[TASK INSTRUCTIONS] Exactly as written, quote every line that follows, skipping the images.

= = = =

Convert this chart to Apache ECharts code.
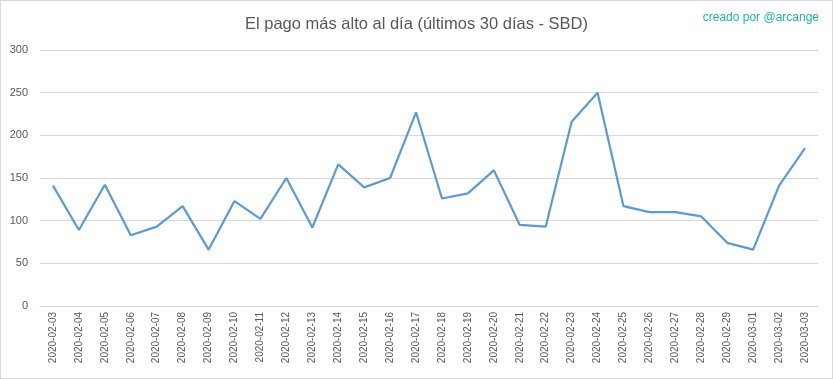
<!DOCTYPE html>
<html><head><meta charset="utf-8">
<script src="https://cdn.jsdelivr.net/npm/echarts@6/dist/echarts.min.js"></script>
<style>html,body{margin:0;padding:0;background:#fff}#c{width:831px;height:377px;border:1px solid #d9d9d9}</style>
</head><body><div id="c"></div>
<script>
const categories = ["2020-02-03","2020-02-04","2020-02-05","2020-02-06","2020-02-07","2020-02-08","2020-02-09","2020-02-10","2020-02-11","2020-02-12","2020-02-13","2020-02-14","2020-02-15","2020-02-16","2020-02-17","2020-02-18","2020-02-19","2020-02-20","2020-02-21","2020-02-22","2020-02-23","2020-02-24","2020-02-25","2020-02-26","2020-02-27","2020-02-28","2020-02-29","2020-03-01","2020-03-02","2020-03-03"];
const values = [141,89,142,83,93,117,66,123,102,150,92,166,139,150,227,126,132,159,95,93,216,250,117,110,110,105,74,66,141,185];
const titleText = "El pago más alto al día (últimos 30 días - SBD)";
const creditText = "creado por @arcange";
const chart = echarts.init(document.getElementById('c'));
chart.setOption({
  animation:false,
  textStyle:{fontFamily:'Liberation Sans'},
  title:[{text:titleText,left:'center',top:10,textStyle:{fontSize:16.5,fontWeight:'normal',color:'#595959',fontFamily:'Liberation Sans'}},
         {text:creditText,right:8,top:6,textStyle:{fontSize:12,fontWeight:'normal',color:'#1abc9c',fontFamily:'Liberation Sans'}}],
  grid:{left:39,right:14,top:49,bottom:72},
  xAxis:{type:'category',data:categories,boundaryGap:true,
    axisLine:{lineStyle:{color:'#d9d9d9'}},axisTick:{show:false},
    axisLabel:{rotate:90,color:'#595959',fontSize:10,margin:6,interval:0}},
  yAxis:{type:'value',min:0,max:300,interval:50,
    axisLine:{show:false},axisTick:{show:false},
    splitLine:{lineStyle:{color:'#d9d9d9'}},
    axisLabel:{color:'#595959',fontSize:11,margin:12}},
  series:[{type:'line',data:values,symbol:'none',lineStyle:{color:'#5b9bd5',width:2.2}}]
});
</script></body></html>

= = = =

[WRITTEN RESPONSE]
Convert this chart to Apache ECharts code.
<!DOCTYPE html>
<html><head><meta charset="utf-8">
<script src="https://cdn.jsdelivr.net/npm/echarts@6/dist/echarts.min.js"></script>
<style>html,body{margin:0;padding:0;background:#fff}#c{width:831px;height:377px;border:1px solid #d9d9d9}</style>
</head><body><div id="c"></div>
<script>
const categories = ["2020-02-03","2020-02-04","2020-02-05","2020-02-06","2020-02-07","2020-02-08","2020-02-09","2020-02-10","2020-02-11","2020-02-12","2020-02-13","2020-02-14","2020-02-15","2020-02-16","2020-02-17","2020-02-18","2020-02-19","2020-02-20","2020-02-21","2020-02-22","2020-02-23","2020-02-24","2020-02-25","2020-02-26","2020-02-27","2020-02-28","2020-02-29","2020-03-01","2020-03-02","2020-03-03"];
const values = [141,89,142,83,93,117,66,123,102,150,92,166,139,150,227,126,132,159,95,93,216,250,117,110,110,105,74,66,141,185];
const titleText = "El pago más alto al día (últimos 30 días - SBD)";
const creditText = "creado por @arcange";
const chart = echarts.init(document.getElementById('c'));
chart.setOption({
  animation:false,
  textStyle:{fontFamily:'Liberation Sans'},
  title:[{text:titleText,left:'center',top:10,textStyle:{fontSize:16.5,fontWeight:'normal',color:'#595959',fontFamily:'Liberation Sans'}},
         {text:creditText,right:8,top:6,textStyle:{fontSize:12,fontWeight:'normal',color:'#1abc9c',fontFamily:'Liberation Sans'}}],
  grid:{left:39,right:14,top:49,bottom:72},
  xAxis:{type:'category',data:categories,boundaryGap:true,
    axisLine:{lineStyle:{color:'#d9d9d9'}},axisTick:{show:false},
    axisLabel:{rotate:90,color:'#595959',fontSize:10,margin:6,interval:0}},
  yAxis:{type:'value',min:0,max:300,interval:50,
    axisLine:{show:false},axisTick:{show:false},
    splitLine:{lineStyle:{color:'#d9d9d9'}},
    axisLabel:{color:'#595959',fontSize:11,margin:12}},
  series:[{type:'line',data:values,symbol:'none',lineStyle:{color:'#5b9bd5',width:2.2}}]
});
</script></body></html>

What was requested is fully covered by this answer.